Textron delivered just 41 business jets in the third quarter ended Sept. 29, flat compared to a year ago after growing in each of the first two quarters of this year.
Turboprop sales sank to 43 planes from 57 a year earlier, reducing revenue in the company’s main Aviation unit by 2 percent and helping drag profit down to 61 cents per share, well below Wall Street’s estimate of 76 cents.
Worldwide business jet sales took a hit during the financial crisis and have struggled to recover since, with 2017 aircraft deliveries only around half a peak of 1,317 hit in 2008.

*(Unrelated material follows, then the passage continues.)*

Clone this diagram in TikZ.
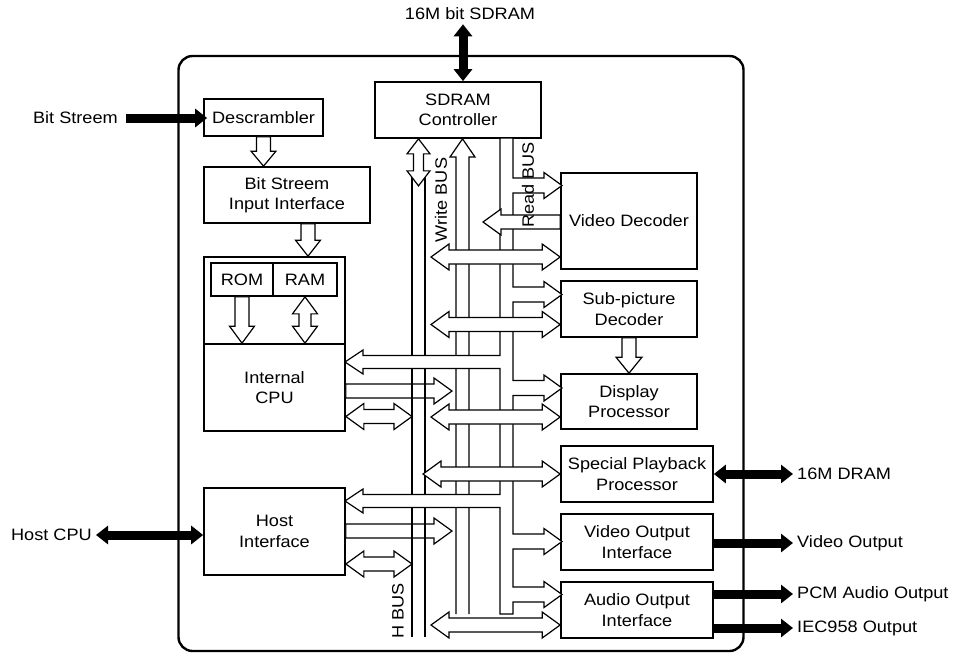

Numbers had finally begun to improve, however, driven by tax windfall handed to corporate America by U.S. President Donald Trumpin January and jet sales are expected to rise 8 percent in 2019.
“Investor reaction to this miss likely will be keyed to management color on aviation demand,” Cowen & Co. analyst Cai von Rumohr said in a note.
The company was starting a call with analysts on the results at 8 a.m. ET.
Sales in Textron’s industrial products unit, which makes all-terrain vehicles, golf cars, and snowmobiles, fell 10.7 percent to $930 million, mainly due to the sale of its tools and test equipment business to Emerson Electric.
Sales in the company’s systems business also fell 5.2 percent to $770 million, hurt by lower deliveries of tactical armoured patrol vehicles. The unit also makes unmanned aircraft and flight simulators.
Total revenue fell about 8.2 percent to $3.20 billion, missing analysts’ average estimate of $3.53 billion, according to Refinitiv data.
The company also narrowed its 2018 earnings per share forecast to a range of $3.20 to $3.30, from $3.15 to $3.35.